The European Commission has set out proposals for a new €30 billion fund to help euro zone countries recover from sudden financial shocks.
The fund is designed to help stabilise public spending levels and rapid economic recovery in eurozone members where "large asymmetric shocks" have occurred.
The EU-IMF bailout fund had required steep cuts to capital spending in programme countries.
But today's new proposal is seen as helping countries keep capital spending and public investment ticking over, in order to help their economies recover more quickly.
It is widely seen as a response to French President Emmanuel Macron's call for the euro zone to have its own fiscal capacity, although today's proposal fall short of what Mr Macro has in mind.
The new fund would be available via "soft loans" which would include an interest rate subsidy to cover the cost of servicing the loans.
Any country availing of the fund would only be able to access 30% of the total fund, and it would carry certain conditions.
The European Commission also today announced a second proposal to formally establish a new fund designed to reward EU member states that implement the Commission's economic reform programmes.
The fund, which has operated to date on an ad hoc basis, would be folded into the EU's seven year budget.
It would set aside €25 billion to help, for example, newer member states streamline their economies in areas such as tax transparency and tax collection.
A further €2.16 billion would be available for countries seeking to join the euro.
Today's proposals are part of the Commission's next seven year budget, running from 2021-2027.
They must be approved by EU member states and the European Parliament.
The plans are seen as part of the longer term, and controversial, process of completing monetary union, after the financial crisis of 2009-2013 exposed serious flaws in the system.
Launching the plans in Brussels, Commission Vice-President Valdis Dombrovskis said: "Our proposals will reinforce the resilience of individual economies and the euro area as a whole."

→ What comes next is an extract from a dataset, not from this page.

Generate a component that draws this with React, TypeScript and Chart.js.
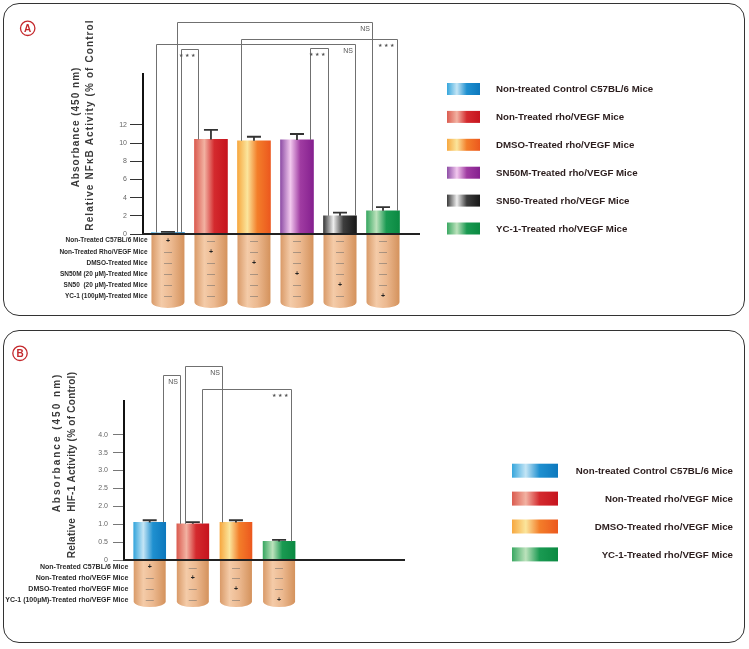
import React, { useEffect, useRef } from 'react';
import { Chart, registerables } from 'chart.js';

Chart.register(...registerables);

const FONT = "'Liberation Sans', Arial, Helvetica, sans-serif";

// ---------------- Panel A data ----------------
const groupsA = [
  'Non-treated Control C57BL/6 Mice',
  'Non-Treated rho/VEGF Mice',
  'DMSO-Treated rho/VEGF Mice',
  'SN50M-Treated rho/VEGF Mice',
  'SN50-Treated rho/VEGF Mice',
  'YC-1-Treated rho/VEGF Mice',
];
const valuesA = [0.15, 10.4, 10.25, 10.35, 2.0, 2.55];
const errorsA = [0.08, 1.05, 0.45, 0.65, 0.35, 0.4];
const yTicksA = [0, 2, 4, 6, 8, 10, 12];
const yTickLabelsA = ['0', '2', '4', '6', '8', '10', '12'];
const rowLabelsA = [
  'Non-Treated C57BL/6 Mice',
  'Non-Treated Rho/VEGF Mice',
  'DMSO-Treated Mice',
  'SN50M (20 µM)-Treated Mice',
  'SN50  (20 µM)-Treated Mice',
  'YC-1 (100µM)-Treated Mice',
];
const signsA = [
  ['+', '—', '—', '—', '—', '—'],
  ['—', '+', '—', '—', '—', '—'],
  ['—', '—', '+', '—', '—', '—'],
  ['—', '—', '—', '+', '—', '—'],
  ['—', '—', '—', '—', '+', '—'],
  ['—', '—', '—', '—', '—', '+'],
];
const bracketsA = [
  { from: 0, fromOff: 0.28, to: 5, toOff: -0.32, level: 23.3, label: 'NS' },
  { from: 0, fromOff: -0.36, to: 4, toOff: 0.46, level: 20.9, label: 'NS' },
  { from: 2, fromOff: -0.39, to: 5, toOff: 0.43, level: 21.4, label: '★★★' },
  { from: 0, fromOff: 0.4, to: 1, toOff: -0.38, level: 20.4, label: '★★★' },
  { from: 3, fromOff: 0.39, to: 4, toOff: -0.36, level: 20.45, label: '★★★' },
];
const titlesA = ['Absorbance (450 nm)', 'Relative NFκB Activity (% of Control'];

// ---------------- Panel B data ----------------
const groupsB = [
  'Non-treated Control C57BL/6 Mice',
  'Non-Treated rho/VEGF Mice',
  'DMSO-Treated rho/VEGF Mice',
  'YC-1-Treated rho/VEGF Mice',
];
const valuesB = [1.05, 1.01, 1.05, 0.52];
const errorsB = [0.06, 0.05, 0.06, 0.04];
const yTicksB = [0, 0.5, 1, 1.5, 2, 2.5, 3, 3.5];
const yTickLabelsB = ['0', '0.5', '1.0', '2.0', '2.5', '3.0', '3.5', '4.0'];
const rowLabelsB = [
  'Non-Treated C57BL/6 Mice',
  'Non-Treated rho/VEGF Mice',
  'DMSO-Treated rho/VEGF Mice',
  'YC-1 (100µM)-Treated rho/VEGF Mice',
];
const signsB = [
  ['+', '—', '—', '—'],
  ['—', '+', '—', '—'],
  ['—', '—', '+', '—'],
  ['—', '—', '—', '+'],
];
const bracketsB = [
  { from: 0, fromOff: 0.4, to: 1, toOff: -0.4, level: 5.18, label: 'NS' },
  { from: 1, fromOff: -0.24, to: 2, toOff: -0.43, level: 5.41, label: 'NS' },
  { from: 1, fromOff: 0.3, to: 3, toOff: 0.375, level: 4.78, label: '★★★' },
];
const titlesB = ['Absorbance (450 nm)', 'Relative  HIF-1 Activity (% of Control)'];

// ---------------- styles ----------------
const BLUE = ['#36a6dc', '#c4e5f5', '#1f90d0', '#0d78bd'];
const RED = ['#db5c50', '#f2b2a2', '#d42a2e', '#c6141e'];
const ORANGE = ['#f7a840', '#fbe59c', '#f37e2a', '#ec581e'];
const PURPLE = ['#8e4ea6', '#f2c8ee', '#a03ca2', '#85208f'];
const BLACK = ['#3a3a3a', '#eeeeee', '#3e3e3e', '#181818'];
const GREEN = ['#3aa862', '#bce2bc', '#1a9a52', '#0b8a42'];
const TUBE = ['#d99a68', '#f4cba8', '#ecb990', '#d4925c'];

const lookA = {
  top: 0, height: 322,
  padding: { left: 103, top: 74, right: 329, bottom: 88 },
  xMin: -0.58, xMax: 5.86, yMax: 17.6,
  barW: 33, tickLength: 13, tickPadding: 3, tickColor: '#333', tickFont: 7,
  rowFont: 6.5, rowX: 4.5, rowFirst: 6.7, rowStep: 11.1,
  tubeDepth: 74, tubeCurve: 6,
  titles: [[76.3, 127, 1.0], [90, 125, 1.1]],
  letter: [27.7, 28.3],
  legend: { swatchX: 447, swatchW: 33, swatchH: 12, textX: 496, align: 'left', y0: 89, step: 27.9 },
};
const lookB = {
  top: 323, height: 326,
  padding: { left: 84, top: 78, right: 344, bottom: 89 },
  xMin: -0.596, xMax: 5.92, yMax: 4.44,
  barW: 32, tickLength: 11, tickPadding: 5, tickColor: '#777', tickFont: 7,
  rowFont: 7, rowX: 4.3, rowFirst: 7.3, rowStep: 10.9,
  tubeDepth: 47, tubeCurve: 5.5,
  titles: [[57, 119.5, 2.0], [72.5, 142, 0.25]],
  letter: [20, 30.3],
  legend: { swatchX: 512, swatchW: 46, swatchH: 14, textX: 733, align: 'right', y0: 147.7, step: 27.9 },
};

const panelA = {
  groups: groupsA, values: valuesA, errors: errorsA, yTicks: yTicksA, yTickLabels: yTickLabelsA,
  rowLabels: rowLabelsA, signs: signsA, brackets: bracketsA, titles: titlesA, letter: 'A',
  gradients: [BLUE, RED, ORANGE, PURPLE, BLACK, GREEN], look: lookA,
};
const panelB = {
  groups: groupsB, values: valuesB, errors: errorsB, yTicks: yTicksB, yTickLabels: yTickLabelsB,
  rowLabels: rowLabelsB, signs: signsB, brackets: bracketsB, titles: titlesB, letter: 'B',
  gradients: [BLUE, RED, ORANGE, GREEN], look: lookB,
};

function hGrad(ctx: CanvasRenderingContext2D, x0: number, x1: number, s: string[]) {
  const g = ctx.createLinearGradient(x0, 0, x1, 0);
  g.addColorStop(0, s[0]);
  g.addColorStop(0.3, s[1]);
  g.addColorStop(0.6, s[2]);
  g.addColorStop(1, s[3]);
  return g;
}

function makePlugin(p: any) {
  return {
    id: 'decor' + p.letter,
    afterDraw(chart: any) {
      const ctx: CanvasRenderingContext2D = chart.ctx;
      const xs = chart.scales.x;
      const ys = chart.scales.y;
      const ca = chart.chartArea;
      const L = p.look;
      const bw = L.barW;
      const base = ys.getPixelForValue(0);
      ctx.save();

      // tubes
      p.values.forEach((_: number, i: number) => {
        const cx = xs.getPixelForValue(i);
        const l = cx - bw / 2;
        const r = cx + bw / 2;
        const bot = base + L.tubeDepth - L.tubeCurve;
        const g = ctx.createLinearGradient(l, 0, r, 0);
        g.addColorStop(0, TUBE[0]);
        g.addColorStop(0.3, TUBE[1]);
        g.addColorStop(0.6, TUBE[2]);
        g.addColorStop(1, TUBE[3]);
        ctx.beginPath();
        ctx.moveTo(l, base);
        ctx.lineTo(r, base);
        ctx.lineTo(r, bot);
        ctx.ellipse(cx, bot, bw / 2, L.tubeCurve, 0, 0, Math.PI);
        ctx.closePath();
        ctx.fillStyle = g;
        ctx.fill();
      });

      // signs
      ctx.textAlign = 'center';
      ctx.textBaseline = 'middle';
      p.signs.forEach((row: string[], r: number) => {
        row.forEach((s: string, c: number) => {
          const cx = xs.getPixelForValue(c);
          const y = base + L.rowFirst + r * L.rowStep;
          if (s === '+') {
            ctx.font = `bold 7px ${FONT}`;
            ctx.fillStyle = '#222';
          } else {
            ctx.font = `8px ${FONT}`;
            ctx.fillStyle = '#666';
          }
          ctx.fillText(s, cx, y);
        });
      });

      // row labels
      ctx.textAlign = 'right';
      ctx.fillStyle = '#2a2a2a';
      ctx.font = `bold ${L.rowFont}px ${FONT}`;
      p.rowLabels.forEach((t: string, r: number) => {
        ctx.fillText(t, ca.left + L.rowX, base + L.rowFirst + r * L.rowStep);
      });

      // baseline
      ctx.strokeStyle = '#222';
      ctx.lineWidth = 2;
      ctx.beginPath();
      ctx.moveTo(ca.left - 1, base);
      ctx.lineTo(ca.right, base);
      ctx.stroke();

      // error bars
      ctx.strokeStyle = '#333';
      ctx.lineWidth = 1.8;
      p.values.forEach((v: number, i: number) => {
        const cx = xs.getPixelForValue(i);
        const y0 = ys.getPixelForValue(v);
        const y1 = ys.getPixelForValue(v + p.errors[i]);
        ctx.beginPath();
        ctx.moveTo(cx, y0);
        ctx.lineTo(cx, y1);
        ctx.moveTo(cx - 7, y1);
        ctx.lineTo(cx + 7, y1);
        ctx.stroke();
      });

      // significance brackets
      ctx.lineWidth = 1;
      ctx.strokeStyle = '#707070';
      p.brackets.forEach((b: any) => {
        const x1 = Math.round(xs.getPixelForValue(b.from) + b.fromOff * bw) + 0.5;
        const x2 = Math.round(xs.getPixelForValue(b.to) + b.toOff * bw) + 0.5;
        const yt = Math.round(ys.getPixelForValue(b.level)) + 0.5;
        const y1 = ys.getPixelForValue(p.values[b.from]);
        const y2 = ys.getPixelForValue(p.values[b.to]);
        ctx.beginPath();
        ctx.moveTo(x1, y1);
        ctx.lineTo(x1, yt);
        ctx.lineTo(x2, yt);
        ctx.lineTo(x2, y2);
        ctx.stroke();
        ctx.textAlign = 'right';
        ctx.textBaseline = 'top';
        ctx.fillStyle = '#555';
        if (b.label === 'NS') {
          ctx.font = `7px ${FONT}`;
          (ctx as any).letterSpacing = '0px';
          ctx.fillText(b.label, x2 - 2.5, yt + 3);
        } else {
          ctx.font = `5px 'DejaVu Sans', sans-serif`;
          (ctx as any).letterSpacing = '1.5px';
          ctx.fillText(b.label, x2 - 1.5, yt + 3.5);
          (ctx as any).letterSpacing = '0px';
        }
      });

      // legend
      const lg = L.legend;
      ctx.textBaseline = 'middle';
      ctx.font = `bold 9.7px ${FONT}`;
      p.groups.forEach((g: string, i: number) => {
        const cy = lg.y0 + i * lg.step;
        ctx.fillStyle = hGrad(ctx, lg.swatchX, lg.swatchX + lg.swatchW, p.gradients[i]);
        ctx.fillRect(lg.swatchX, cy - lg.swatchH / 2, lg.swatchW, lg.swatchH);
        ctx.fillStyle = '#2b1d1d';
        ctx.textAlign = lg.align;
        ctx.fillText(g, lg.textX, cy + 0.5);
      });

      // y titles
      ctx.fillStyle = '#3a3a3a';
      ctx.font = `bold 10px ${FONT}`;
      ctx.textAlign = 'center';
      ctx.textBaseline = 'middle';
      p.titles.forEach((t: string, i: number) => {
        const [x, y, sp] = L.titles[i];
        ctx.save();
        ctx.translate(x, y);
        ctx.rotate(-Math.PI / 2);
        (ctx as any).letterSpacing = sp + 'px';
        ctx.fillText(t, 0, 0);
        ctx.restore();
      });

      // panel letter
      const [lx, ly] = L.letter;
      ctx.strokeStyle = '#c4282c';
      ctx.lineWidth = 1.3;
      ctx.beginPath();
      ctx.arc(lx, ly, 7.2, 0, Math.PI * 2);
      ctx.stroke();
      ctx.fillStyle = '#c4282c';
      ctx.font = `bold 10px ${FONT}`;
      ctx.textAlign = 'center';
      ctx.textBaseline = 'middle';
      ctx.fillText(p.letter, lx, ly + 0.5);

      ctx.restore();
    },
  };
}

function makeConfig(p: any): any {
  const L = p.look;
  return {
    type: 'bar',
    data: {
      datasets: [
        {
          data: p.values.map((v: number, i: number) => ({ x: i, y: v })),
          barThickness: L.barW,
          borderWidth: 0,
          backgroundColor: (c: any) => {
            const chart = c.chart;
            const i = c.dataIndex;
            if (i == null || !chart.chartArea || !chart.scales.x) return '#888';
            const cx = chart.scales.x.getPixelForValue(i);
            return hGrad(chart.ctx, cx - L.barW / 2, cx + L.barW / 2, p.gradients[i]);
          },
        },
      ],
    },
    options: {
      animation: false,
      responsive: false,
      devicePixelRatio: 1,
      layout: { padding: L.padding },
      plugins: { legend: { display: false }, tooltip: { enabled: false } },
      scales: {
        x: {
          type: 'linear',
          min: L.xMin,
          max: L.xMax,
          offset: false,
          grid: { offset: false },
          display: false,
        },
        y: {
          min: 0,
          max: L.yMax,
          afterFit: (s: any) => {
            s.width = 40;
          },
          afterBuildTicks: (s: any) => {
            s.ticks = p.yTicks.map((v: number) => ({ value: v }));
          },
          ticks: {
            autoSkip: false,
            callback: (_v: any, i: number) => p.yTickLabels[i],
            font: { family: FONT, size: L.tickFont },
            color: '#666',
            padding: L.tickPadding,
          },
          grid: {
            drawOnChartArea: false,
            drawTicks: true,
            tickLength: L.tickLength,
            color: L.tickColor,
            lineWidth: 1,
          },
          border: { display: true, color: '#111', width: 2 },
        },
      },
    },
    plugins: [makePlugin(p)],
  };
}

function PanelChart({ panel }: { panel: any }) {
  const ref = useRef<HTMLCanvasElement>(null);
  useEffect(() => {
    if (!ref.current) return;
    const chart = new Chart(ref.current, makeConfig(panel));
    return () => chart.destroy();
  }, [panel]);
  const L = panel.look;
  return (
    <canvas
      ref={ref}
      width={749}
      height={L.height}
      style={{ position: 'absolute', left: 0, top: L.top, width: 749, height: L.height }}
    />
  );
}

export default function App() {
  useEffect(() => {
    document.body.style.margin = '0';
    document.body.style.background = '#ffffff';
  }, []);
  const border: React.CSSProperties = {
    position: 'absolute',
    left: 3,
    width: 742,
    height: 313,
    border: '1.5px solid #333',
    borderRadius: 16,
    boxSizing: 'border-box',
  };
  return (
    <div style={{ position: 'relative', width: 749, height: 649, background: '#fff', overflow: 'hidden' }}>
      <div style={{ ...border, top: 3 }} />
      <div style={{ ...border, top: 330 }} />
      <PanelChart panel={panelA} />
      <PanelChart panel={panelB} />
    </div>
  );
}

Some of the funding would come from member states, which would be asked to hand over a share of the profits made by national central banks issuing currency.

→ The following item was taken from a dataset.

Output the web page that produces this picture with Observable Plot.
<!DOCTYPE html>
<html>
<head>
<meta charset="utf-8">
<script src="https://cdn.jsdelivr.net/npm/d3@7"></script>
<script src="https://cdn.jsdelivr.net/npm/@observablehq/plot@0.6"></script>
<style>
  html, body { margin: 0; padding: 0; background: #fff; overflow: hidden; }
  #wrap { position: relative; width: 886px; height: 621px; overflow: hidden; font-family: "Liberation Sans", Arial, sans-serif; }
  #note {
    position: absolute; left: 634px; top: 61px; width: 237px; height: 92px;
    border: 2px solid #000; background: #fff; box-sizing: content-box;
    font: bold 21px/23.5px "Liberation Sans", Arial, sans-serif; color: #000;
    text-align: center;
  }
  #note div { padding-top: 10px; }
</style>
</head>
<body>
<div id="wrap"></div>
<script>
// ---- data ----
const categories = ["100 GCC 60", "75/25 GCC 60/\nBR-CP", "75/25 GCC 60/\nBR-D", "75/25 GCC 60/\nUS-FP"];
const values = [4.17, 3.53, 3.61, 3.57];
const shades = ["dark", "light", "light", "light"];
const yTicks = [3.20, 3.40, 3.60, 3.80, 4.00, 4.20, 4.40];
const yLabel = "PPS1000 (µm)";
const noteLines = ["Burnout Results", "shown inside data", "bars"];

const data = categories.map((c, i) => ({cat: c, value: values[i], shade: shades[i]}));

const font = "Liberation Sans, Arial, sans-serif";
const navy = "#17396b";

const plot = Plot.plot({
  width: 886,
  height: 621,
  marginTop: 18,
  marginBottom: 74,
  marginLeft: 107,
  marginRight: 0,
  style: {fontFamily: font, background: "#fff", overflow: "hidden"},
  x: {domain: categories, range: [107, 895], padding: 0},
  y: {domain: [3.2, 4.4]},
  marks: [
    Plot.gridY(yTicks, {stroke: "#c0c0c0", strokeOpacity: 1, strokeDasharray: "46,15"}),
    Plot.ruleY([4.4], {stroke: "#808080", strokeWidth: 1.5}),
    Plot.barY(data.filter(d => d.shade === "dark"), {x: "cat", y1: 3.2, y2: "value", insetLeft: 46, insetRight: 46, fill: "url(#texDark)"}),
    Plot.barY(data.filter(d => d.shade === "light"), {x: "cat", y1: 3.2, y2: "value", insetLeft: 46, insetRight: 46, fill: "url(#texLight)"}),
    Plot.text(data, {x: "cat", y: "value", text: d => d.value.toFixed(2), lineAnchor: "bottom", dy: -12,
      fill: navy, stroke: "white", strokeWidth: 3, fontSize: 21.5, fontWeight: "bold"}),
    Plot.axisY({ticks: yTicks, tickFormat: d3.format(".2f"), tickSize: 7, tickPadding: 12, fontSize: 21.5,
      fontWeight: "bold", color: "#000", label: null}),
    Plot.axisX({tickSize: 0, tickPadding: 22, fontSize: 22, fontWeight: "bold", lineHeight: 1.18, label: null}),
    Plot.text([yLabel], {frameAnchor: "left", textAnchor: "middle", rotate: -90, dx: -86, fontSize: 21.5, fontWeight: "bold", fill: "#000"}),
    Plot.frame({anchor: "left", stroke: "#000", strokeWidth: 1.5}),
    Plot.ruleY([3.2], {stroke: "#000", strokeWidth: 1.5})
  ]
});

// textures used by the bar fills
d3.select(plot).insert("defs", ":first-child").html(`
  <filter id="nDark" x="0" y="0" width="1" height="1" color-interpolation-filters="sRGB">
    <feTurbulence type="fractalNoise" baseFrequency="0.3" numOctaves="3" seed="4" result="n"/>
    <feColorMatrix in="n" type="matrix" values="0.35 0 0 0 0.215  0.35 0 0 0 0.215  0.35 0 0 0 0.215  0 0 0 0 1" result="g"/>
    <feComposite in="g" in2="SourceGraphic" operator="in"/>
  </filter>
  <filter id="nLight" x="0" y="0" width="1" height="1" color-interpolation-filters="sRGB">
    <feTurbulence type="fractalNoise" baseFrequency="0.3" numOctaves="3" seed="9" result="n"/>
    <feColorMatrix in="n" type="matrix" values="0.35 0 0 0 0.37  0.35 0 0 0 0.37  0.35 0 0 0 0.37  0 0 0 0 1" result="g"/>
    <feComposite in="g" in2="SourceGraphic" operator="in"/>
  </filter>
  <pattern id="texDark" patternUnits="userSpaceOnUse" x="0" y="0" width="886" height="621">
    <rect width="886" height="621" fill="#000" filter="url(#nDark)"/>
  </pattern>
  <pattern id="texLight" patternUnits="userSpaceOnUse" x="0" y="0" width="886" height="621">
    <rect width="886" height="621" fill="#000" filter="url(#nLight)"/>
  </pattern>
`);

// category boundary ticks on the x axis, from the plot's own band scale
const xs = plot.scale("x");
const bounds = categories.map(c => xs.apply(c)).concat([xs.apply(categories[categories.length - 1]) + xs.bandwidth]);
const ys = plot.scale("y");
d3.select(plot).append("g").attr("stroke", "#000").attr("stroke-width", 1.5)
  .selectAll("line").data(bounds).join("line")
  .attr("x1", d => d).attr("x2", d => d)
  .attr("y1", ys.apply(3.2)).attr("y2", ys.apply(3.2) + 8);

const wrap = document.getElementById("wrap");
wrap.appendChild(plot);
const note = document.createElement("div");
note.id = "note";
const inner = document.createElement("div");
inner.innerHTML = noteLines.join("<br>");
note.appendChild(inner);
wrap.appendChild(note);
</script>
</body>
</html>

EU leaders are expected to examine the proposals in more detail at a euro zone summit in June, alongside the main European Council meeting.
"The Government sees this as an important part of the further development of Economic and Monetary Union (EMU)," according to an Irish Government spokesman.
The proposals have been launched against the backdrop of the political crisis in Italy, where euro zone rules have proved a bitter battleground over the creation of a eurosceptic and anti-establishment government.
However, it is understood the €30 billion fund would be more typically appropriate for smaller euro zone economies that suffered financial shocks.
The Irish Government is understood to support the idea of the euro zone moving towards having its own budgetary tools.
The new €30 billion fund would differ from the European Stabilisation Mechanism (ESM), which evolved as a backstop fund during the financial crisis.
The ESM is more strictly associated with a bailout programme, which comes with more onerous conditionality.